Sikap hidup yang bersedia untuk bekerja keras dan tidak mudah putus asa tersebut merupakan prinsip hidup yang semakin terkikis dalam masyarakat kita. Tingginya angka pengangguran serta membudayanya praktek KKN adalah beberapa penyakit sosial yang mempertegas hal ini. Masyarakat kita semakin dipenuhi oleh manusia-manusia yang bermental pragmatis dan oportunis. Sebuah masyarakat yang cenderung mewujudkan sesuatu yang tidak dengan kerja keras, namun dengan jalan pintas walaupun harus menerjang rambu-rambu dan aturannya. Di sinilah nilai-nilai sosial ibadah sa’I menemukan konteksnya dan vitalitasnya. Artinya, dengan mengaktualisasikan pesan dan semangat sa’i, masyarakat kita akan menjadi komunitas yang memiliki etos kerja keras dalam membangun dan membenahi baik dirinya maupun komunitasnya dan pada waktu yang bersamaan juga memiliki mental yang tidak gampang putus asa.

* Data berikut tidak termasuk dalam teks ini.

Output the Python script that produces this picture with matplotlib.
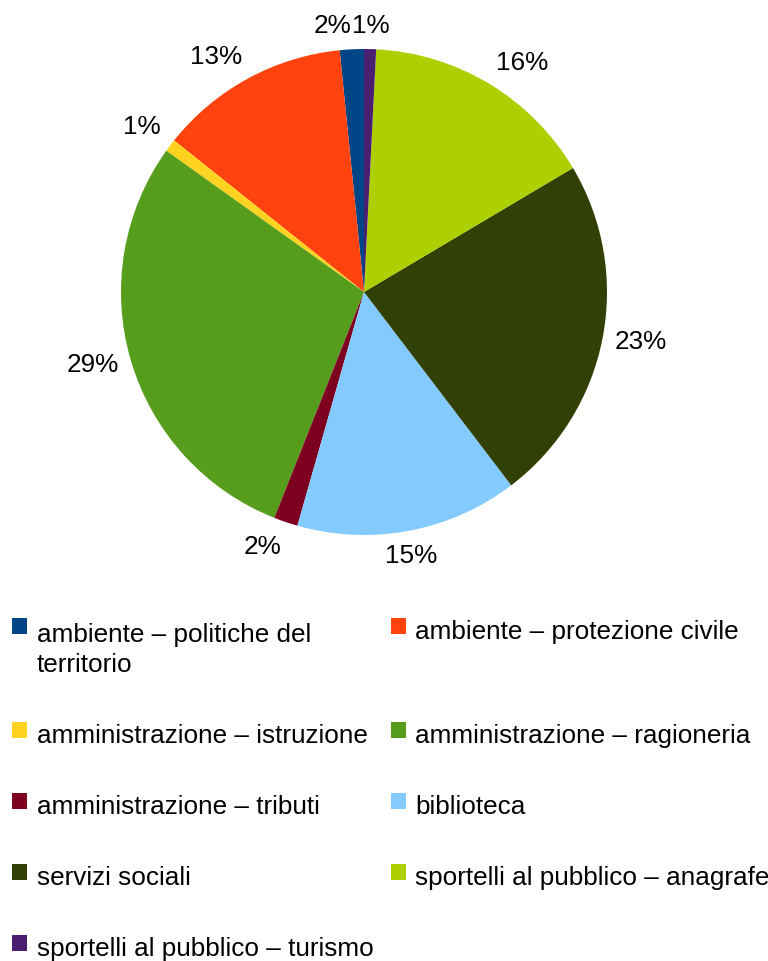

Demikianlah, nilai-nilai sosial ideal yang sangat kita butuhkan dalam membenahi dan membangun kembali masyarakat kita yang lebih ideal. Ini tentu saja dengan syarat bahwa nilai-nilai yang dikandung ibadah haji tersebut diaktualisasikan oleh jamaah haji Indonesia dalam kehidupan mereka. Kalau syarat ini terpenuhi, maka jamaah haji Indonesia yang semakin meningkat itu benar-benar akan menjadi potensi yang sangat besar untuk membangun sebuah masyarakat Indonesia yang ideal. Sebuah masyarakat yang diwarnai oleh norma-norma persamaan dan tenggang rasa, sikap introspeksi dan tak kenal kompromi terhadap segala bentuk kemungkaran, serta mental dan sikap untuk bekerja keras dan tidak gampang putus asa dalam hidup. Semoga semangat mengaktualisasikan pesan-pesan ibadah haji seiring dengan   menginjak kemerdakaan RI yang ke 66 merupakan pencerminan untuk mengisi dan meneruskan cita-cita dan kepoloporan para pendahulu dalam mencerahkan kehidupan masyarakat yang dinamis dengan nuansa Islami. Di samping itu, tak kalah urgennya    akan mengiringi ratusan ribu jamaah haji Indonesia yang saat ini sudah memasuki persiapan untuk menunaikan ibadah haji.